Devo decidermi a contarle, una buona volta, aiutandomi con fotografie e diari di viaggio. Ma se dicessi che quella di oggi è stata la decima visita all’Acropoli di Atene, azzeccherei il numero esatto o comunque ci andrei vicinissimo (magari sbagliando per difetto).
Ricordo di essere sempre salito, in ciascuno dei miei soggiorni più o meno lunghi nella capitale greca, sulla sommità della collina che è il cuore della città moderna come lo è stato per quella antica. Il simbolo più noto della civiltà ellenica e il sito archeologico più visitato. Mai come oggi, mi verrebbe da aggiungere, appena rientrato in hotel.

Sapevo che avrei condiviso la visita con centinaia di persone (ho letto da qualche parte che il limite giornaliero è di ventimila visitatori, ma non so se la notizia è aggiornata…) e la folla di ieri allo spettacolare Museo dell’Acropoli mi aveva già dato un assaggio della situazione che avrei trovato oggi.
Eppure non si ha davvero contezza del fenomeno dell’overtourism finché non si è in coda per entrare – nonostante si sia già in possesso del biglietto, visto che è necessario pre-acquistarlo sul sito, scegliendo l’ora d’ingresso – e ci si immette nel serpentone umano che sale lentamente dalle pendici fino al Partenone, ideale meta dell’ascesa.

Il prezzo del biglietto intero è di 30 € (20 € per il Museo dell’Acropoli, 12 € il Museo Archeologico Nazionale, poi ci sono gli altri siti archeologici, come l’Agorà, l’Agorà romana, la Biblioteca di Adriano…): nel 2018 – l’ultima data di cui ho un riferimento certo, avendone preso appunto allora – costava 20 €.
A offuscare la magia della visita, almeno per chi è di ritorno e non può più godere dell’effetto sorpresa, non è tanto (non solo, comunque) l’aumento del prezzo – ma è vero che accedere ai musei greci sta diventando sempre più problematico per chi non abbia diritto a una qualche forma di riduzione – quanto il turismo di massa sommato a una gestione che in questo momento non pare all’altezza della bellezza del sito.
Molte aree sono recintate con del semplice nastro colorato come luoghi del delitto, inaccessibili alla visita.
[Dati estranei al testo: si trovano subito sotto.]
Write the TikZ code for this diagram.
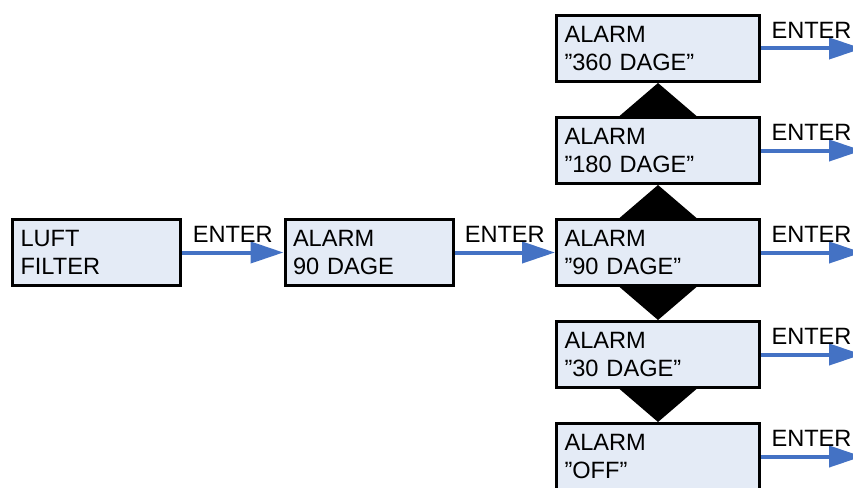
\documentclass[tikz,border=0pt]{standalone}
\usepackage{fontspec}
\setmainfont{Liberation Sans}
\usetikzlibrary{arrows.meta,calc}
\definecolor{boxfill}{RGB}{228,235,246}
\definecolor{arrowblue}{RGB}{68,114,196}
\tikzset{
  stepbox/.style={draw=black, line width=3pt, fill=boxfill, rectangle,
    minimum height=66pt, inner xsep=8pt, inner ysep=0pt, align=left,
    font=\fontsize{23.6}{28.5}\selectfont},
  leftbox/.style={stepbox, minimum width=168pt, text width=152pt},
  colbox/.style={stepbox, minimum width=203pt, text width=187pt},
  enterarrow/.style={draw=arrowblue, line width=4pt,
    -{Triangle[length=33pt,width=21pt]}},
  enterlabel/.style={midway, anchor=base, yshift=10pt, inner sep=0pt,
    font=\fontsize{23.6}{28}\selectfont, text=black},
  pointer/.style={fill=black}
}
\begin{document}
\begin{tikzpicture}[x=1pt,y=-1pt]
\useasboundingbox (0,0) rectangle (853,487);
% boxes
\node[leftbox] (luft) at (96.5,252.5) {LUFT\\FILTER};
\node[leftbox] (alarm) at (369,252.5) {ALARM\\90 DAGE};
\node[colbox] (d360) at (658,48.5) {ALARM\\”360 DAGE”};
\node[colbox] (d180) at (658,150.5) {ALARM\\”180 DAGE”};
\node[colbox] (d90) at (658,252.5) {ALARM\\”90 DAGE”};
\node[colbox] (d30) at (658,354.5) {ALARM\\”30 DAGE”};
\node[colbox] (doff) at (658,456.5) {ALARM\\”OFF”};
% triangles between column boxes
\fill[pointer] (d360.south) -- ($(d180.north)+(-38.5,0)$) -- ($(d180.north)+(38.5,0)$) -- cycle;
\fill[pointer] (d180.south) -- ($(d90.north)+(-38.5,0)$) -- ($(d90.north)+(38.5,0)$) -- cycle;
\fill[pointer] ($(d90.south)+(-38.5,0)$) -- ($(d90.south)+(38.5,0)$) -- (d30.north) -- cycle;
\fill[pointer] ($(d30.south)+(-38.5,0)$) -- ($(d30.south)+(38.5,0)$) -- (doff.north) -- cycle;
% free ends of the right-hand arrows
\coordinate (e360) at (862,48.5);
\coordinate (e180) at (862,150.5);
\coordinate (e90) at (862,252.5);
\coordinate (e30) at (862,354.5);
\coordinate (eoff) at (862,456.5);
% arrows
\draw[enterarrow] (luft.east) -- (alarm.west) node[enterlabel] {ENTER};
\draw[enterarrow] (alarm.east) -- (d90.west) node[enterlabel] {ENTER};
\draw[enterarrow] (d360.east) -- (e360) node[enterlabel] {ENTER};
\draw[enterarrow] (d180.east) -- (e180) node[enterlabel] {ENTER};
\draw[enterarrow] (d90.east) -- (e90) node[enterlabel] {ENTER};
\draw[enterarrow] (d30.east) -- (e30) node[enterlabel] {ENTER};
\draw[enterarrow] (doff.east) -- (eoff) node[enterlabel] {ENTER};
\end{tikzpicture}
\end{document}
Il Partenone è in perenne stato di restauro, con ponteggi che ne compromettono la lettura (e il godimento). La cementazione di gran parte del percorso ha fatto gridare allo scandalo i puristi. Non sono tra costoro, ma devo riconoscere che adesso sembra di camminare su uno dei marciapiedi della città, è non lo intendo in senso di complimento.
Un paio di distributori dell’acqua – con temperature massime attorno ai 34° C – erano fuori servizio. Il vento particolarmente forte ha costretto i custodi a bloccare l’accesso ad altre aree, come la punta estrema della piattaforma, su cui svetta e sventola la grande bandiera greca. Ho potuto arrivare fino alla targa che ricorda l’eroica impresa di Manolis Glezos e Apostolos Santas che la notte del 30 maggio 1941 salirono di nascosto sull’Acropoli per ammainare la bandiera nazista, issata da oltre un mese (dal 27 aprile).

Spero che alla prossima occasione l’Acropoli mi si ripresenterà al meglio del suo fascino, quello che emana sempre quando la si guarda da sotto e da lontano. Come adesso che è illuminata da una luna che è quasi piena (lo sarà domani, sabato 9 agosto).